======= ======= ====== ====== ====== ===== ==== ====== ====== ===== ==== ======= ======= ====== ====== ====== ===== ==== ====== ====== ===== ====
I had a few green beers over the weekend. There’s a time in a place for everything. But there should never be a reason to put glitter in beer. I am a 100 percent advocate that beer means something different to every person and everyone should feel empowered to drink what they want, but no sensible human should crave a beer that sparkles. If you go to a party where someone has glitter, there’s a 99% chance you’re finding it somewhere on your body two months later. It’s a jarring experience. Now imagine what that glitter would do to your insides. I don’t care how good the Instagram looks. This is where I draw the line.
I’ve heard noise of glitter IPAs gaining popularity for a while, but I never saw it as a real trend. Kind of like Dogfish Head brewing with the active ingredients in mace. It’s a gimmick, but not one with staying power that might actually lead to its adoption from other brewers. But that all changed when I read that Fort Worth’s Collective Brewing Project made a beer with 30 boxes of Peeps and a heavy dosage of “edible glitter.
Collective Brewing isn’t the first, and it surely won’t be the last to brew a beer with edible glitter, but is this really a trend people want? I get why this has become a phenomenon. It’s the perfect beer for 2018. It really pops in the Clarendon filter on Instagram. And with millennials going into debt just to become Instagram famous these days, having a shot of sparkling beer would definitely liven up the timeline. But think of the digestive repercussions. According to the FDA, edible glitter isn’t even really that edible and is basically the same stuff you’d find at an arts and crafts store. Perhaps you’ve consumed some purple ketchup in your day or tested out activated charcoal (whole different conversation). The results the day after consuming aren’t pleasant, and I for one don’t want to find out what happens when glitter interacts with my small intestine.

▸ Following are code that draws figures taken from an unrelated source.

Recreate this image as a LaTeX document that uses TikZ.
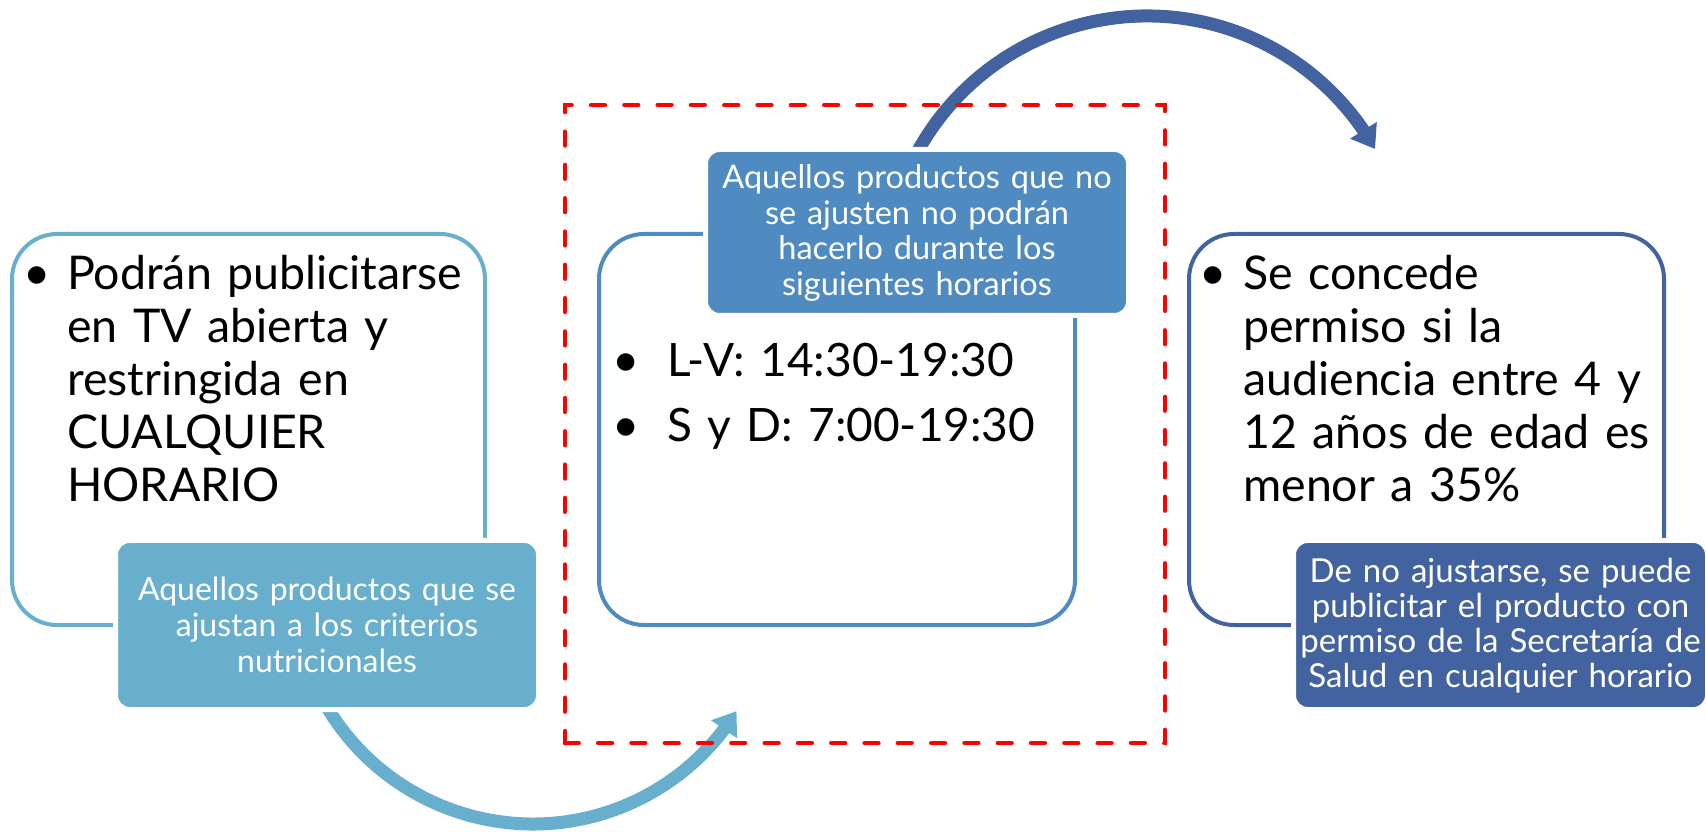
\documentclass[tikz,border=0pt]{standalone}
\usepackage{fontspec}
\setmainfont{Lato}
\usetikzlibrary{arrows.meta,bending}
\definecolor{cA}{RGB}{104,175,206}
\definecolor{cB}{RGB}{79,138,192}
\definecolor{cC}{RGB}{66,99,160}
\begin{document}
\begin{tikzpicture}[x=1pt,y=1pt,
  box/.style={draw=#1, line width=4pt, rounded corners=45pt, fill=white, inner sep=0pt},
  lab/.style={fill=#1, draw=white, line width=5pt, rounded corners=14pt, inner sep=0pt},
  big/.style={inner sep=0pt, text width=440pt, align=left, font=\fontsize{46.5}{53}\selectfont, anchor=base west},
  mid/.style={inner sep=0pt, text width=440pt, align=left, font=\fontsize{46}{65}\selectfont, anchor=base west},
  dot/.style={inner sep=0pt, anchor=base, font=\fontsize{47}{53}\selectfont},
  small/.style={inner sep=0pt, text width=430pt, align=center, text=white, anchor=base},
  arr/.style={draw=#1, line width=13pt, -{Triangle[width=30pt,length=22pt]}},
  frame/.style={draw=red, line width=4.7pt, line cap=round, dash pattern=on 13.6pt off 19.7pt}
]
\useasboundingbox (0,0) rectangle (1706,831);

% arrows
\coordinate (a1s) at (315.5,145.6);
\draw[arr=cA] (a1s) arc[start angle=205, end angle=328, radius=240pt] coordinate (a1e);
\coordinate (a2s) at (915.7,676.0);
\draw[arr=cC] (a2s) arc[start angle=152, end angle=29.5, radius=262pt] coordinate (a2e);

% boxes
\node[box=cA, minimum width=473pt, minimum height=391pt] (b1) at (248.5,401.5) {};
\node[box=cB, minimum width=476pt, minimum height=391pt] (b2) at (837,401.5) {};
\node[box=cC, minimum width=475pt, minimum height=391pt] (b3) at (1426.5,401.5) {};

% labels
\node[lab=cA, minimum width=423pt, minimum height=169pt] (l1) at (327,206) {};
\node[lab=cB, minimum width=423pt, minimum height=166pt] (l2) at (917,598.5) {};
\node[lab=cC, minimum width=414pt, minimum height=169pt] (l3) at (1500.5,206) {};

% box texts
\node[dot] (d1) at (37,541) {•};
\node[big] (t1) at (67,541) {Podrán publicitarse\\en TV abierta y\\restringida en\\CUALQUIER\\HORARIO};
\node[dot] (d2a) at (626,454) {•};
\node[dot] (d2b) at (626,389) {•};
\node[mid] (t2) at (667,454) {L-V: 14:30-19:30\\S y D: 7:00-19:30};
\node[dot] (d3) at (1213,541) {•};
\node[big] (t3) at (1243,541) {Se concede\\permiso si la\\audiencia entre 4 y\\12 años de edad es\\menor a 35\%};

% label texts
\node[small, font=\fontsize{32}{36}\selectfont] (s1) at (327,231) {Aquellos productos que se\\ajustan a los criterios\\nutricionales};
\node[small, font=\fontsize{32.5}{35.5}\selectfont] (s2) at (917,642) {Aquellos productos que no\\se ajusten no podrán\\hacerlo durante los\\siguientes horarios};
\node[small, font=\fontsize{33}{35}\selectfont] (s3) at (1500.5,249) {De no ajustarse, se puede\\publicitar el producto con\\permiso de la Secretaría de\\Salud en cualquier horario};

% dashed frame
\coordinate (f1) at (565,726);
\coordinate (f2) at (1165,88);
\draw[frame] (f1 |- f2) -- (f2) -- (f2 |- f1) -- (f1) -- cycle;
\end{tikzpicture}
\end{document}
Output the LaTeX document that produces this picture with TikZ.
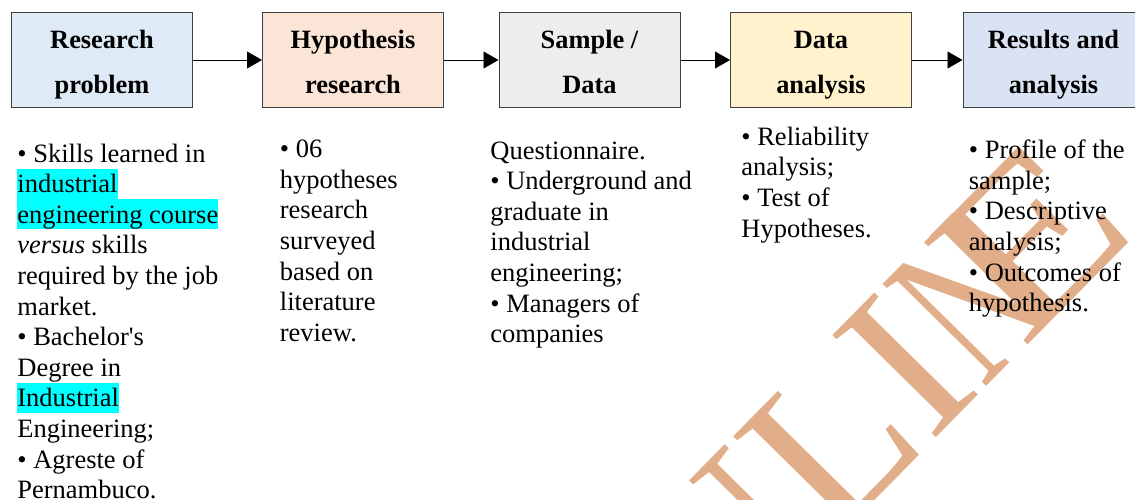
\documentclass[tikz,border=0pt]{standalone}
\usepackage{fontspec}
\setmainfont{Liberation Serif}
\usepackage{xcolor}
\usepackage{graphicx}
\usetikzlibrary{arrows.meta, positioning}

\definecolor{boxline}{HTML}{404040}
\definecolor{rpfill}{HTML}{DEEBF7}
\definecolor{hypfill}{HTML}{FBE5D6}
\definecolor{smpfill}{HTML}{EDEDED}
\definecolor{datfill}{HTML}{FFF2CC}
\definecolor{resfill}{HTML}{DAE3F3}
\definecolor{wmark}{HTML}{E2AD89}
\definecolor{hlfill}{HTML}{00FFFF}

\newcommand{\hlcyan}[1]{{\setlength{\fboxsep}{0pt}\colorbox{hlfill}{\rule[-2.9pt]{0pt}{14.9pt}#1}}}

\begin{document}
\begin{tikzpicture}[
    x=1pt, y=1pt, node distance=25pt,
    box/.style={draw=boxline, line width=0.5pt, align=center, minimum width=90.5pt, minimum height=47.25pt, inner sep=1pt,
        font=\bfseries\fontsize{13.2}{22.5}\selectfont,
        execute at begin node={\rule{0pt}{36.3pt}}, execute at end node={\rule[-3pt]{0pt}{3pt}}},
    note/.style={align=left, inner sep=0pt, font=\fontsize{13.25}{15.3}\selectfont},
    >={Triangle[length=7.5pt, width=8.5pt]}]
\useasboundingbox (0,0) rectangle (567.5,-249.5);
% watermark
\begin{scope}
\clip (0,0) rectangle (567.5,-249.5);
\begin{scope}[shift={(299.95,-389.3)}, rotate=45.4, xscale=1.03]
\node[transform shape, anchor=base west, inner sep=0pt, text=wmark, font=\fontsize{111}{111}\selectfont] (wm) at (0,0) {ONLI\scalebox{0.65}[1]{N}\kern-0.23em\scalebox{1.2}[1]{E}};
\end{scope}
\end{scope}
% steps
\node[box, fill=rpfill] (rp) at (51,-30) {Research\\problem};
\node[box, fill=hypfill, right=34.5pt of rp] (hyp) {Hypothesis\\research};
\node[box, fill=smpfill, right=27.25pt of hyp] (smp) {Sample /\\Data};
\node[box, fill=datfill, right=24.75pt of smp] (dat) {Data\\analysis};
\node[box, fill=resfill, right=25.25pt of dat] (res) {Results and\\analysis};
\draw[->] (rp) -- (hyp);
\draw[->] (hyp) -- (smp);
\draw[->] (smp) -- (dat);
\draw[->] (dat) -- (res);
% notes
\node[note, below right=17.8pt and 3pt of rp.south west] (rptxt) {• Skills learned in\\
  \hlcyan{industrial}\\
  \hlcyan{engineering course}\\
  \textit{versus} skills\\
  required by the job\\
  market.\\
  • Bachelor\textquotesingle s\\
  Degree in\\
  \hlcyan{Industrial}\\
  Engineering;\\
  • Agreste of\\
  Pernambuco.};
\node[note, below right=15.95pt and 8.75pt of hyp.south west] (hyptxt) {• 06\\hypotheses\\research\\surveyed\\based on\\literature\\review.};
\node[note, below right=16.7pt and -4.25pt of smp.south west] (smptxt) {Questionnaire.\\• Underground and\\graduate in\\industrial\\engineering;\\• Managers of\\companies};
\node[note, below right=9.35pt and 5.5pt of dat.south west] (dattxt) {• Reliability\\analysis;\\• Test of\\Hypotheses.};
\node[note, below right=15.95pt and 3pt of res.south west] (restxt) {• Profile of the\\sample;\\• Descriptive\\analysis;\\• Outcomes of\\hypothesis.};
\end{tikzpicture}
\end{document}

For me, glitter beer is the next iteration of that crazy fondant bakers put on their cakes in cooking shows. Yeah, it looks cool as hell, but it’s barely edible and you basically have to remove it to get to the good stuff underneath. Thankfully, some brewers are already fighting back. A group of Louisville brewers already voiced their displeasure on Twitter, and I have a feeling they won’t be the last ones to do so. Maybe I’m becoming the old man yelling at cloud meme, or maybe this is a Randy Marsh-focused South Park episode waiting to happen. You be the judge. Cheers!.
[via NBCDFW.com]
I’ve been drinking glitter beer for years.
It’s called ordering a Miller Lite at a strip club.
You can get better beer and glitter in Montreal.
Well, he is 1/4 Canadian.
It’s a CIA psy-ops tactic to incrementally increase the reflective properties of the ocean after our sewerage gets flushed into it in order to mirror more sung light around the globe to melt the polar ice caps faster and to also heat up the ionosphere to cause more severe weather patterns in order to passive aggressively depopulate the planet because we have way too many people, obv lol
Nah the suns reflection off the glitter blinds incoming ICBMs causing them to blow up over uninhabited areas like Alberta. Much more cost effective than the billions being spent on ICBM defense each year.
Someone in Cincinnati made one, and I see zero appeal in it. Also, imagine how hard it is to clean glitter off all your stuff. Now imagine how hard it is to clean it off of all of your brewing equipment, out of your kegs, out of the tap lines, off of the glasses… If you make a glitter beer, all your beer will be glitter beer.
I hope this doesn’t mean glitter poops are coming to the insta feed
Not unless you find vajazzling a turn on.
No, we do not.
No
The answer is why not? If someone wants a beer with glitter, fuck it. Let them have a beer with glitter. You never have to touch it if you don’t want to.
You speak as if you the glitter laced “next day” implications are a bad thing.